> [GIVEN INFORMATION]:
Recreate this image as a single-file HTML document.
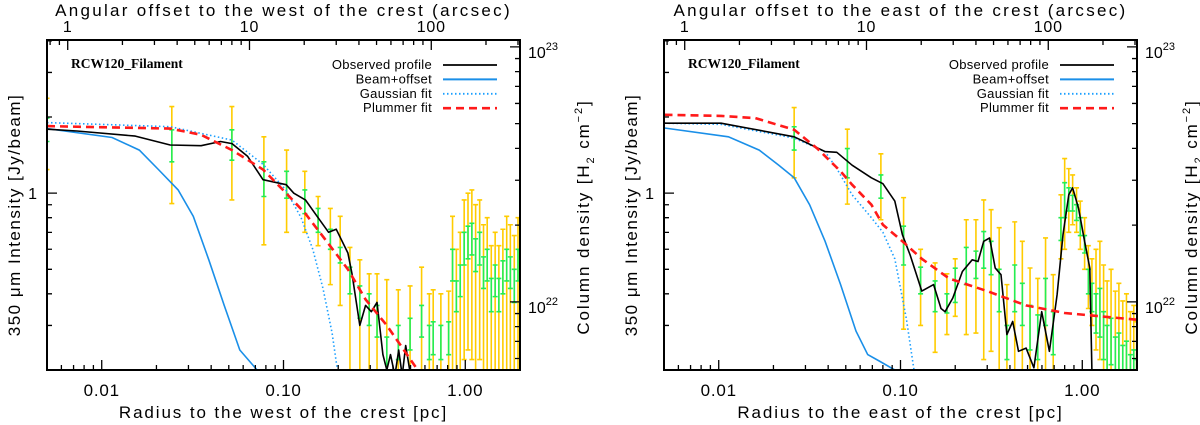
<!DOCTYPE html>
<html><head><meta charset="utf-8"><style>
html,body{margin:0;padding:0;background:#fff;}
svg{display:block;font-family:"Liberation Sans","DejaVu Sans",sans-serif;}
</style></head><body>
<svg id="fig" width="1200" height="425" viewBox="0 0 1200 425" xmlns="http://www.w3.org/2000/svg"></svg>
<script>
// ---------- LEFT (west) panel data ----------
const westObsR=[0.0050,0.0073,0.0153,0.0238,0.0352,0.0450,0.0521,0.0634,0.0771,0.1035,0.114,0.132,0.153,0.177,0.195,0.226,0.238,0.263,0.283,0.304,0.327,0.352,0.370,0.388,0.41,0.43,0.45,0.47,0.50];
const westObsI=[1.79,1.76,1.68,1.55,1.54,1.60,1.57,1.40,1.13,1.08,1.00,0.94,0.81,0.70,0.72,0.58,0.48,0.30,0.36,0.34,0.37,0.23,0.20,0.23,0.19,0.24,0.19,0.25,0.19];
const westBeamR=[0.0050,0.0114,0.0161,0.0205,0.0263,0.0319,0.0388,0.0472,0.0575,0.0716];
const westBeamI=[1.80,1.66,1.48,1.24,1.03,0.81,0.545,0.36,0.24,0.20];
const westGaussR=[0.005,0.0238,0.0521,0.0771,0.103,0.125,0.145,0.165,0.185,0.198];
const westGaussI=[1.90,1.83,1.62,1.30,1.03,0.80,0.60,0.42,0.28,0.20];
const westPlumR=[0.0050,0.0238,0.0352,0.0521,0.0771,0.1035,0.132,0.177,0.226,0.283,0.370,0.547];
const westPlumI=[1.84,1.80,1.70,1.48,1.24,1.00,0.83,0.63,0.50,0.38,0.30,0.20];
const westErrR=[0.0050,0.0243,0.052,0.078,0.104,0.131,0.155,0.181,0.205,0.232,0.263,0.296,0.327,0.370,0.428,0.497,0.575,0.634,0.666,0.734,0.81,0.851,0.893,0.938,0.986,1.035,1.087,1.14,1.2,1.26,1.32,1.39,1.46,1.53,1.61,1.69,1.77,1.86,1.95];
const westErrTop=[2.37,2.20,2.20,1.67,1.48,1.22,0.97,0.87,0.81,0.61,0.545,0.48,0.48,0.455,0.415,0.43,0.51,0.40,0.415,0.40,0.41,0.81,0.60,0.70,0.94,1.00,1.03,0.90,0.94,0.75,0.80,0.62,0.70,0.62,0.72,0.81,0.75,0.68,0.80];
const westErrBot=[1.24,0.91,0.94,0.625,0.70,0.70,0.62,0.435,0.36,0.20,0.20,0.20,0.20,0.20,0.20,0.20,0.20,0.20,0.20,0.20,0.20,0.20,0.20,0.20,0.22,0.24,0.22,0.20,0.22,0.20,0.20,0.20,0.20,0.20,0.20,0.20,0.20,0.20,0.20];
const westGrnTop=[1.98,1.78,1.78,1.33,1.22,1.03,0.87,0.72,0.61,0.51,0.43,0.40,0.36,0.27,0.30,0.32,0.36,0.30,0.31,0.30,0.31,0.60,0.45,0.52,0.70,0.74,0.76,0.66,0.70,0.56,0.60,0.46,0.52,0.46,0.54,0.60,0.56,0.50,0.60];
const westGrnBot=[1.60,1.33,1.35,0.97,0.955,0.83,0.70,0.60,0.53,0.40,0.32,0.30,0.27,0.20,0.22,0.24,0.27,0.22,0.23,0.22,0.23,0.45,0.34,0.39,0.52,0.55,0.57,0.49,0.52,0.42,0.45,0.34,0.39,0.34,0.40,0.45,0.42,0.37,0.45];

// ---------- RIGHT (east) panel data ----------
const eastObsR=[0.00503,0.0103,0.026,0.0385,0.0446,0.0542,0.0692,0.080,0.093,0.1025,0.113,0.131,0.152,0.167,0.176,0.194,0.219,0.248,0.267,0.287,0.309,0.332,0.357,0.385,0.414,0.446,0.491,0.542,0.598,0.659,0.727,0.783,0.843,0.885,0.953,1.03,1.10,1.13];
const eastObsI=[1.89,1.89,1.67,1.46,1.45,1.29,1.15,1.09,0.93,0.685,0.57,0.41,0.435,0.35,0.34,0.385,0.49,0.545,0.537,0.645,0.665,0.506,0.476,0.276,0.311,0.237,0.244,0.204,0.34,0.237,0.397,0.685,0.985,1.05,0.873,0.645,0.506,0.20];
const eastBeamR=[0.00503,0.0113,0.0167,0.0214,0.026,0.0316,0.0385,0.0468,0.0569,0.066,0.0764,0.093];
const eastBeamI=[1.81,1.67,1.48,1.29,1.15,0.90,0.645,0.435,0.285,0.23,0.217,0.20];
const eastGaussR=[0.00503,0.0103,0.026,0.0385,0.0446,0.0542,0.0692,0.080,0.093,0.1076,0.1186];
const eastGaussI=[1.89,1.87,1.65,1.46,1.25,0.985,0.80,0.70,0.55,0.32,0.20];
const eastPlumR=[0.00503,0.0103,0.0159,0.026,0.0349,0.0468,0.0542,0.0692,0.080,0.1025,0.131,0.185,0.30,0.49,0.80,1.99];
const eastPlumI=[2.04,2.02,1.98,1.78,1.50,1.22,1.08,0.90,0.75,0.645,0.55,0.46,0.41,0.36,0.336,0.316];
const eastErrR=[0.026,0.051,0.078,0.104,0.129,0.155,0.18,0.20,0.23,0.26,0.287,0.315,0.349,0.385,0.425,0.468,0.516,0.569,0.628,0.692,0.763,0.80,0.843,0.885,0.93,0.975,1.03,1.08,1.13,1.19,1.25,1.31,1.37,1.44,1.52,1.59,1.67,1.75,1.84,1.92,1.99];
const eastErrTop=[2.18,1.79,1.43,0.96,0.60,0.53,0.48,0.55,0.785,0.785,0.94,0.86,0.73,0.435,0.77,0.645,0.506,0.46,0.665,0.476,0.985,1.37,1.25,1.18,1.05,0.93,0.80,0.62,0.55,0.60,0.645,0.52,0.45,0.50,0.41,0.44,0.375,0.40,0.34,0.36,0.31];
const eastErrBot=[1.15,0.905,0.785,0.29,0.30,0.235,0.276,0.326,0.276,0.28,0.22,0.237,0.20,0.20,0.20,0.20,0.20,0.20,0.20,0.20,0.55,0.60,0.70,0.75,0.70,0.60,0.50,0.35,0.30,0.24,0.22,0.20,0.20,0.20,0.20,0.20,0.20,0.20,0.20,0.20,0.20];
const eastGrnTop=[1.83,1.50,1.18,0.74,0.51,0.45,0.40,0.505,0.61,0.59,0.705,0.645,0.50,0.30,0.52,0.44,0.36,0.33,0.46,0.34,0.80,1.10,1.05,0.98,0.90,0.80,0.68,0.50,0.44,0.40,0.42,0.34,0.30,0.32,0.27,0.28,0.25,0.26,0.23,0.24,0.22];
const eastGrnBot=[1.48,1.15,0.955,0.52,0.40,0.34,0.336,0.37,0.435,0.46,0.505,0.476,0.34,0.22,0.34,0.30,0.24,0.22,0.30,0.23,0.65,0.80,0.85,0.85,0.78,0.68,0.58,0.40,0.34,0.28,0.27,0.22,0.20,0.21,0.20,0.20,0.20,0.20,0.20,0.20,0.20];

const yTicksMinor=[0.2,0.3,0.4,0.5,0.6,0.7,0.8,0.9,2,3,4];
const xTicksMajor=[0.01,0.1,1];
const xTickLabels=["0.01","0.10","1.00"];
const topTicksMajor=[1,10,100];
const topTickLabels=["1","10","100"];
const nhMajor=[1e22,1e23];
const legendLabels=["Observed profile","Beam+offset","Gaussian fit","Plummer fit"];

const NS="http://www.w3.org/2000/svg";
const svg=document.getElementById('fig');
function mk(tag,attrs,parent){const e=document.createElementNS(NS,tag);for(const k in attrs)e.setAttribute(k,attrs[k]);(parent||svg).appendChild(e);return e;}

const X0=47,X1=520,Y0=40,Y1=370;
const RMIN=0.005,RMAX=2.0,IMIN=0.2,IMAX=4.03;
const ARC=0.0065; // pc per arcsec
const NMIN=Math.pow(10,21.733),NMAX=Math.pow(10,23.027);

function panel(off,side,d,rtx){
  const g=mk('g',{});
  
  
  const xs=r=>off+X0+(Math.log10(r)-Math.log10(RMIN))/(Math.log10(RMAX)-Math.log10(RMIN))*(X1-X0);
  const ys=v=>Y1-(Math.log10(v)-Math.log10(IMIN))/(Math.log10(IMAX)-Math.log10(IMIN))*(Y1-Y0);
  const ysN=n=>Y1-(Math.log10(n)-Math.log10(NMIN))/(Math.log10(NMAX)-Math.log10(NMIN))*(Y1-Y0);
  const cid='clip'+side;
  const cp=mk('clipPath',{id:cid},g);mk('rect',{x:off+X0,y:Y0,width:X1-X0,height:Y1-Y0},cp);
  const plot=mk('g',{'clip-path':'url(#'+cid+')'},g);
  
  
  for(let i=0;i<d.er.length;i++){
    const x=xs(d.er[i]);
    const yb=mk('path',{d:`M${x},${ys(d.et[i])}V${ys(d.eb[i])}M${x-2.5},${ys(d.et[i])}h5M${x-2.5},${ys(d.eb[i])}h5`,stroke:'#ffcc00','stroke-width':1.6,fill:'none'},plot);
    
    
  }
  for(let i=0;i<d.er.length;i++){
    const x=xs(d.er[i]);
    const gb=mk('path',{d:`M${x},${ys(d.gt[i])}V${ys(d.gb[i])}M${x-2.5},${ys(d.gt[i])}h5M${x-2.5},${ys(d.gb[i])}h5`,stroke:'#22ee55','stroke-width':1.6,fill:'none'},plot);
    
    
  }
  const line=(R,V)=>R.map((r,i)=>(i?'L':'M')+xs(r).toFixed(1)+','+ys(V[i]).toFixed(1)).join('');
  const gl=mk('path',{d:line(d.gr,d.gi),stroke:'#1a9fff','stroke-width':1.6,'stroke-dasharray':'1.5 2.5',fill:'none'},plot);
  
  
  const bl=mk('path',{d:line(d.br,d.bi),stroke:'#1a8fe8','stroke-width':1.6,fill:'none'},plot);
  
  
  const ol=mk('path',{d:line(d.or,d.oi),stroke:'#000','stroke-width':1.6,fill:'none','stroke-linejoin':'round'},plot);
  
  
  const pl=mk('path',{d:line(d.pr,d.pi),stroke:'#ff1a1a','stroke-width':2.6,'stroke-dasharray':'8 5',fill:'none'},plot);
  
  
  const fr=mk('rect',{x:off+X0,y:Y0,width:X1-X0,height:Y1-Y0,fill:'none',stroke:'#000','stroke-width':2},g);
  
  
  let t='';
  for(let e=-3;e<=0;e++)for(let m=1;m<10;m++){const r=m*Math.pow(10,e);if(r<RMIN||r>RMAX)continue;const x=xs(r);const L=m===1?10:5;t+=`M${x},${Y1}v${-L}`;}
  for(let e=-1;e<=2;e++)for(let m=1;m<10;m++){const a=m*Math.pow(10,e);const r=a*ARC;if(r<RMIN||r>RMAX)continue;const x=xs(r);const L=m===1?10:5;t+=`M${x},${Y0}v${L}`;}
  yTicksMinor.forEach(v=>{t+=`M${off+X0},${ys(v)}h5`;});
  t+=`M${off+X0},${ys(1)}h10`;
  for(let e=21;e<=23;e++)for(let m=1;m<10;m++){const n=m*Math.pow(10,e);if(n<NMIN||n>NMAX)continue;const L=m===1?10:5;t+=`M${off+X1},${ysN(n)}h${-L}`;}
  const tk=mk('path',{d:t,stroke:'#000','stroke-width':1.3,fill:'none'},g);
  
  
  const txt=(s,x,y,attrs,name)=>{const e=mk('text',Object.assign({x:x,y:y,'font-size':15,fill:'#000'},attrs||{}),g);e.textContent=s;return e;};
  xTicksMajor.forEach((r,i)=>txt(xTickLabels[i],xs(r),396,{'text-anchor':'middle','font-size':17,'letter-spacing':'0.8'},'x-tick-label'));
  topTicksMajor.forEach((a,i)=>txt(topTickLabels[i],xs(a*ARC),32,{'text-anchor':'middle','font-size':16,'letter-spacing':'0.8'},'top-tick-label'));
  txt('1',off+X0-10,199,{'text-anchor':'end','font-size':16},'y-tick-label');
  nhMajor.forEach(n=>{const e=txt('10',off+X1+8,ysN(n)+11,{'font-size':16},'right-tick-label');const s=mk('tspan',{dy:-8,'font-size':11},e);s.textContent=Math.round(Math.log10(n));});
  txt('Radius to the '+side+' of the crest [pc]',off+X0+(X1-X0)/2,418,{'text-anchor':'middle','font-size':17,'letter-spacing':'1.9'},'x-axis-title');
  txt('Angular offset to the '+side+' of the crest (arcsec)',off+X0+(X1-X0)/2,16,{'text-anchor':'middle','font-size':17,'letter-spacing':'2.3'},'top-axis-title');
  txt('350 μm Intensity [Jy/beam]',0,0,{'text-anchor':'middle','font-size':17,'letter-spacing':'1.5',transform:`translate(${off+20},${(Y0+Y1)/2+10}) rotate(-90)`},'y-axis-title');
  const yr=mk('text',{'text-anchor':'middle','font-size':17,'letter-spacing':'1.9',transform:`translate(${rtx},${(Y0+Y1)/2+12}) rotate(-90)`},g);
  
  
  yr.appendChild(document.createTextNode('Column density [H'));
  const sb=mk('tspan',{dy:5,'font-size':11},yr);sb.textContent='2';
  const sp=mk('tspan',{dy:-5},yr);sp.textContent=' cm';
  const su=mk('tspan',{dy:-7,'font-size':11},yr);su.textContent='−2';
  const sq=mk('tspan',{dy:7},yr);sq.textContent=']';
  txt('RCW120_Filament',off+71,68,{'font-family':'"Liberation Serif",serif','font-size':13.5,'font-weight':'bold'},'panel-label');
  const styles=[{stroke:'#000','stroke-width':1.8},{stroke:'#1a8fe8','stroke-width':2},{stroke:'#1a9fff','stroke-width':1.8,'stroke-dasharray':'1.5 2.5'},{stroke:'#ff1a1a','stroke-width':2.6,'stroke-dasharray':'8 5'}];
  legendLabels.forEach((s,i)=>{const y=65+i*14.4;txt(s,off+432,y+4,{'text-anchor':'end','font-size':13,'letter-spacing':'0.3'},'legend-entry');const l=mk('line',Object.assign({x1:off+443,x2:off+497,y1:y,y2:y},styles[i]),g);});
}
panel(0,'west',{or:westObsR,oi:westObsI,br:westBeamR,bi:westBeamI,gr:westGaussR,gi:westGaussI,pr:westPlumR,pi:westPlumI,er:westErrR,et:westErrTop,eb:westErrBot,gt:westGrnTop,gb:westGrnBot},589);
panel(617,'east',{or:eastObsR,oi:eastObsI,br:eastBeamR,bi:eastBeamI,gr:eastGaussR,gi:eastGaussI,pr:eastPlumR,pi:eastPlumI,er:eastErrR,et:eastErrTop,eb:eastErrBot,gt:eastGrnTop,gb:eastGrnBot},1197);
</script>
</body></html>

> [PROBLEM]:
From the data above, copy each line that holds "document".

> [TASK SOLUTION]:
Recreate this image as a single-file HTML document.
const svg=document.getElementById('fig');
function mk(tag,attrs,parent){const e=document.createElementNS(NS,tag);for(const k in attrs)e.setAttribute(k,attrs[k]);(parent||svg).appendChild(e);return e;}
  yr.appendChild(document.createTextNode('Column density [H'));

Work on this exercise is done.